Brian Armstrong, the CEO of Coinbase, emphasized that self-custody wallets are key for scaling cryptocurrency adoption to over a billion users globally. He argued that self-custody provides lower friction onboarding and bypasses regulatory complexities, making it accessible worldwide compared to centralized solutions.
Self-Custody and Global Adoption
Armstrong noted that while Coinbase’s app functions well in developed countries, such as the U.S., these regions represent just 4% of the global population. He explained that to bring the open financial system to more than a billion people, self-custody remains the only viable method. This approach scales like software, avoiding the need to comply with different regulations or establish local teams per country.
The CEO also highlighted the role of agentic adoption, where AI-powered agents manage funds to complete tasks autonomously, describing self-custody as the better format to facilitate this future blockchain use case.
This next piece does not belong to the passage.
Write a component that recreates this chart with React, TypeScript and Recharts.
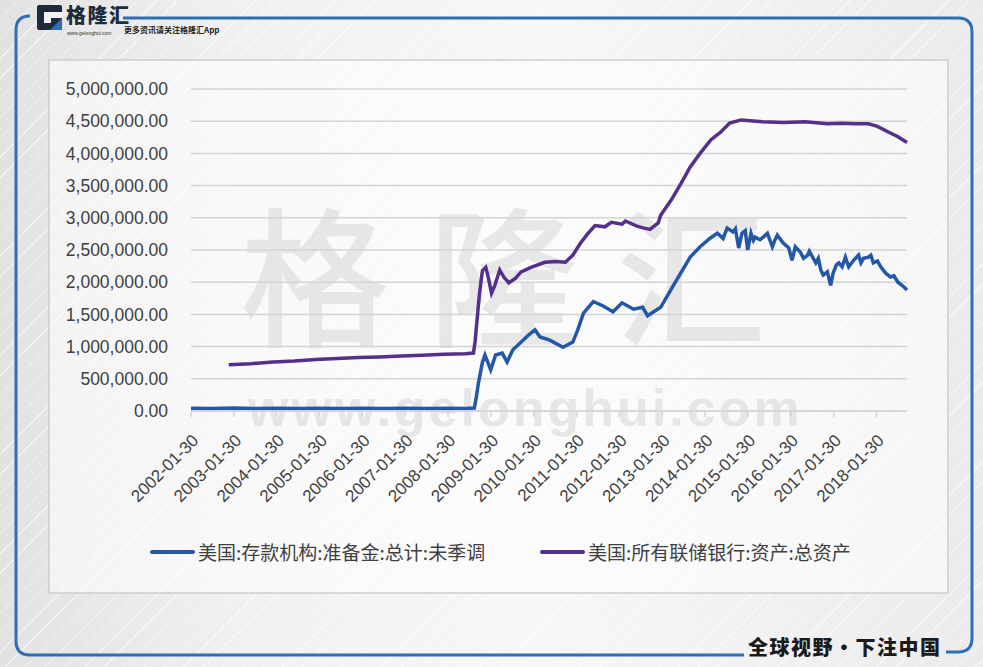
import { CartesianGrid, Line, LineChart, XAxis, YAxis } from 'recharts';

const BLUE = '#2457a6';
const PURPLE = '#55308a';
const GRID = '#d4d4d4';
const TEXT = '#404040';

// 美国:存款机构:准备金:总计:未季调
const reserveDates = [
  '2002-01-30', '2002-07-31', '2003-01-29', '2003-07-30', '2004-01-28', '2004-07-28',
  '2005-01-26', '2005-07-27', '2006-01-25', '2006-07-26', '2007-01-31', '2007-07-25',
  '2008-01-30', '2008-06-25', '2008-09-10', '2008-09-24', '2008-10-15', '2008-11-19',
  '2008-12-10', '2009-01-28', '2009-03-11', '2009-05-06', '2009-06-17', '2009-08-05',
  '2009-11-18', '2009-12-16', '2010-02-10', '2010-03-24', '2010-06-16', '2010-10-06',
  '2010-12-29', '2011-02-09', '2011-03-30', '2011-06-22', '2011-09-14', '2011-12-07',
  '2012-02-22', '2012-05-30', '2012-08-15', '2012-09-26', '2013-01-16', '2013-05-01',
  '2013-09-25', '2013-12-18', '2014-03-19', '2014-05-14', '2014-07-02', '2014-08-06',
  '2014-09-24', '2014-10-15', '2014-11-12', '2014-12-10', '2015-01-07', '2015-01-28',
  '2015-02-25', '2015-03-18', '2015-04-01', '2015-05-13', '2015-06-10', '2015-07-15',
  '2015-08-26', '2015-09-16', '2015-10-07', '2015-11-25', '2016-01-13', '2016-02-10',
  '2016-03-09', '2016-04-20', '2016-05-18', '2016-06-22', '2016-07-06', '2016-08-03',
  '2016-08-31', '2016-09-21', '2016-10-12', '2016-11-02', '2016-12-07', '2017-01-04',
  '2017-01-25', '2017-02-22', '2017-03-15', '2017-04-12', '2017-05-10', '2017-06-07',
  '2017-07-19', '2017-08-30', '2017-09-20', '2017-10-11', '2017-11-22', '2017-12-13',
  '2018-01-03', '2018-02-07', '2018-03-07', '2018-04-18', '2018-05-30', '2018-06-27',
  '2018-08-01', '2018-09-19', '2018-10-17',
];
const reserveValues = [
  42000, 38000, 45000, 40000, 44000, 40000,
  43000, 38000, 42000, 39000, 41000, 37000,
  43000, 40000, 45000, 180000, 430000, 760000,
  870000, 640000, 870000, 900000, 760000, 950000,
  1130000, 1180000, 1260000, 1150000, 1100000, 990000,
  1070000, 1260000, 1520000, 1700000, 1630000, 1540000,
  1680000, 1580000, 1610000, 1480000, 1610000, 1940000,
  2390000, 2550000, 2690000, 2760000, 2680000, 2840000,
  2780000, 2830000, 2530000, 2760000, 2800000, 2500000,
  2760000, 2650000, 2700000, 2660000, 2700000, 2760000,
  2550000, 2650000, 2730000, 2610000, 2530000, 2340000,
  2550000, 2470000, 2370000, 2420000, 2480000, 2390000,
  2300000, 2370000, 2190000, 2110000, 2160000, 1950000,
  2140000, 2270000, 2300000, 2240000, 2390000, 2240000,
  2340000, 2420000, 2300000, 2370000, 2390000, 2420000,
  2300000, 2330000, 2240000, 2140000, 2080000, 2100000,
  2000000, 1930000, 1880000,
];

// 美国:所有联储银行:资产:总资产
const assetDates = [
  '2002-12-18', '2003-06-25', '2003-12-31', '2004-06-30', '2004-12-29', '2005-06-29',
  '2005-12-28', '2006-06-28', '2006-12-27', '2007-06-27', '2007-12-26', '2008-03-26',
  '2008-06-25', '2008-09-03', '2008-09-17', '2008-09-24', '2008-10-08', '2008-10-22',
  '2008-11-05', '2008-11-19', '2008-12-17', '2009-01-07', '2009-02-04', '2009-03-04',
  '2009-04-15', '2009-05-20', '2009-07-01', '2009-08-26', '2009-10-14', '2010-01-06',
  '2010-05-05', '2010-08-04', '2010-10-27', '2010-12-29', '2011-03-02', '2011-05-04',
  '2011-07-06', '2011-09-28', '2011-11-23', '2012-02-22', '2012-03-21', '2012-06-27',
  '2012-08-29', '2012-10-17', '2012-12-26', '2013-01-16', '2013-04-17', '2013-07-10',
  '2013-09-25', '2013-12-18', '2014-03-19', '2014-06-11', '2014-08-27', '2014-12-03',
  '2015-06-03', '2015-12-02', '2016-06-01', '2016-12-07', '2017-04-05', '2017-08-02',
  '2017-11-22', '2018-02-07', '2018-05-02', '2018-08-01', '2018-10-17',
];
const assetValues = [
  720000, 735000, 760000, 775000, 800000, 815000,
  830000, 840000, 855000, 865000, 880000, 885000,
  890000, 900000, 1080000, 1220000, 1500000, 1780000,
  2000000, 2180000, 2230000, 2080000, 1830000, 1950000,
  2190000, 2080000, 1990000, 2060000, 2160000, 2230000,
  2310000, 2320000, 2310000, 2420000, 2600000, 2750000,
  2880000, 2860000, 2930000, 2900000, 2950000, 2870000,
  2840000, 2820000, 2920000, 3040000, 3280000, 3540000,
  3790000, 4000000, 4210000, 4330000, 4470000, 4520000,
  4490000, 4480000, 4490000, 4460000, 4470000, 4460000,
  4460000, 4420000, 4340000, 4260000, 4170000,
];

const tickYears = [
  '2002', '2003', '2004', '2005', '2006', '2007', '2008', '2009', '2010',
  '2011', '2012', '2013', '2014', '2015', '2016', '2017', '2018',
];
const yTicks = [0, 500000, 1000000, 1500000, 2000000, 2500000, 3000000, 3500000, 4000000, 4500000, 5000000];

const reserveData = reserveDates.map((d, i) => ({ t: Date.parse(d), v: reserveValues[i] }));
const assetData = assetDates.map((d, i) => ({ t: Date.parse(d), v: assetValues[i] }));
const xTicks = tickYears.map((y) => Date.parse(`${y}-01-30`));
const X_START = Date.parse('2002-01-30');
const X_END = Date.parse('2018-10-17');

const fmtY = (v: number) =>
  v.toLocaleString('en-US', { minimumFractionDigits: 2, maximumFractionDigits: 2 });
const fmtX = (v: number) => new Date(v).toISOString().slice(0, 10);

const CJK = '"Noto Sans CJK SC", "Noto Sans", sans-serif';

function Logo() {
  return (
    <div style={{ position: 'absolute', left: 37, top: 5 }}>
      <svg width={26} height={26} style={{ position: 'absolute', left: 0, top: 0 }}>
        <rect x={0} y={0} width={25} height={25} rx={2} fill="#1e2b3a" />
        <rect x={7} y={7} width={18} height={6} fill="#f2f2f2" />
        <rect x={7} y={13} width={7} height={5} fill="#f2f2f2" />
        <polygon points="13,25 25,13 25,25" fill="#2f6db5" />
      </svg>
      <div
        style={{
          position: 'absolute', left: 29, top: -1, fontFamily: CJK, fontWeight: 900,
          fontSize: 20, lineHeight: '22px', color: '#1e2b3a', whiteSpace: 'nowrap', letterSpacing: 1.5,
        }}
      >
        格隆汇
      </div>
      <div
        style={{
          position: 'absolute', left: 30, top: 25, fontFamily: 'Liberation Sans', fontSize: 5,
          lineHeight: '6px', color: '#333', whiteSpace: 'nowrap',
        }}
      >
        www.gelonghui.com
      </div>
      <div
        style={{
          position: 'absolute', left: 87, top: 20, fontFamily: CJK, fontWeight: 700, fontSize: 8,
          lineHeight: '10px', color: '#222', whiteSpace: 'nowrap',
        }}
      >
        更多资讯请关注格隆汇App
      </div>
    </div>
  );
}

function Frame() {
  return (
    <svg width={983} height={667} style={{ position: 'absolute', left: 0, top: 0 }}>
      <path d="M 30 16 Q 16 16 16 30 L 16 641 Q 16 655 30 655 L 744 655" stroke="#2f6db5" strokeWidth={3} fill="none" />
      <path d="M 123 18 L 958 18 Q 972 18 972 32 L 972 638 Q 972 652 958 652 L 946 652" stroke="#2f6db5" strokeWidth={3} fill="none" />
      <rect x={49} y={60} width={899} height={533} fill="rgba(255,255,255,0.55)" stroke="#cdcdcd" strokeWidth={1.5} />
    </svg>
  );
}

function Watermark() {
  return (
    <>
      <div
        style={{
          position: 'absolute', left: 240, top: 180, fontFamily: CJK, fontWeight: 500, fontSize: 150,
          color: 'rgba(190,190,190,0.33)', letterSpacing: 38, whiteSpace: 'nowrap', lineHeight: 1.2,
        }}
      >
        格隆汇
      </div>
      <div
        style={{
          position: 'absolute', left: 248, top: 378, fontFamily: 'Liberation Sans', fontWeight: 700,
          fontSize: 52, color: 'rgba(200,200,200,0.4)', letterSpacing: 3, whiteSpace: 'nowrap',
        }}
      >
        www.gelonghui.com
      </div>
    </>
  );
}

function LegendItem({ left, color, label }: { left: number; color: string; label: string }) {
  return (
    <div style={{ position: 'absolute', left, top: 538, display: 'flex', alignItems: 'center', whiteSpace: 'nowrap' }}>
      <span style={{ width: 45, height: 4, background: color, borderRadius: 2, display: 'inline-block' }} />
      <span style={{ marginLeft: 3, fontFamily: CJK, fontSize: 19, color: TEXT }}>{label}</span>
    </div>
  );
}

export default function App() {
  return (
    <div
      style={{
        position: 'fixed', left: 0, top: 0, width: 983, height: 667, overflow: 'hidden',
        background:
          'repeating-linear-gradient(135deg, rgba(255,255,255,0) 0px, rgba(255,255,255,0) 13px, rgba(255,255,255,0.55) 13px, rgba(255,255,255,0.55) 14px), linear-gradient(90deg, #e2e2e2 0%, #f1f1f1 25%, #f7f7f7 55%, #ebebeb 100%)',
      }}
    >
      <Frame />
      <Logo />
      <Watermark />
      <div style={{ position: 'absolute', left: 0, top: 0 }}>
        <LineChart width={983} height={667} margin={{ top: 89, right: 76, bottom: 156, left: 0 }}>
          <CartesianGrid horizontal vertical={false} stroke={GRID} strokeWidth={1.5} />
          <XAxis
            type="number"
            dataKey="t"
            domain={[X_START, X_END]}
            ticks={xTicks}
            tickFormatter={fmtX}
            interval={0}
            angle={-45}
            textAnchor="end"
            height={100}
            tickSize={6}
            tickMargin={16}
            axisLine={{ stroke: GRID, strokeWidth: 1.5 }}
            tickLine={{ stroke: GRID, strokeWidth: 1.5 }}
            tick={{ fontSize: 17, fill: TEXT, fontFamily: 'Liberation Sans' }}
          />
          <YAxis
            type="number"
            domain={[0, 5000000]}
            ticks={yTicks}
            tickFormatter={fmtY}
            interval={0}
            width={191}
            axisLine={false}
            tickLine={false}
            tickSize={0}
            tickMargin={23}
            tick={{ fontSize: 17.5, fill: TEXT, fontFamily: 'Liberation Sans' }}
          />
          <Line
            data={reserveData}
            dataKey="v"
            type="linear"
            stroke={BLUE}
            strokeWidth={3.5}
            dot={false}
            isAnimationActive={false}
          />
          <Line
            data={assetData}
            dataKey="v"
            type="linear"
            stroke={PURPLE}
            strokeWidth={3.5}
            dot={false}
            isAnimationActive={false}
          />
        </LineChart>
      </div>
      <LegendItem left={150} color={BLUE} label="美国:存款机构:准备金:总计:未季调" />
      <LegendItem left={540} color={PURPLE} label="美国:所有联储银行:资产:总资产" />
      <div
        style={{
          position: 'absolute', left: 748, top: 634, fontFamily: CJK, fontWeight: 900, fontSize: 20,
          color: '#1a1a1a', whiteSpace: 'nowrap', letterSpacing: 1.5, lineHeight: '26px',
        }}
      >
        全球视野・下注中国
      </div>
    </div>
  );
}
Armstrong concluded by reaffirming the importance of self-custody for economic freedom, even in well-regulated markets.
This perspective arises amid organizational changes at Base, a Coinbase-incubated project. Jesse Pollak recently stepped down as head of Base, admitting that the initial social-focused approach was a "wrong bet." Jordan Fish, known in the crypto community as Cobie, took over and is shifting Base’s focus toward trading, payments, and AI-driven agents under a unified blockchain.
Meanwhile, Base faced a technical setback when its mainnet paused for nearly two hours due to a faulty block freezing the chain’s sequencer, causing temporary halts in transactions.
This article is for informational purposes and not investment advice.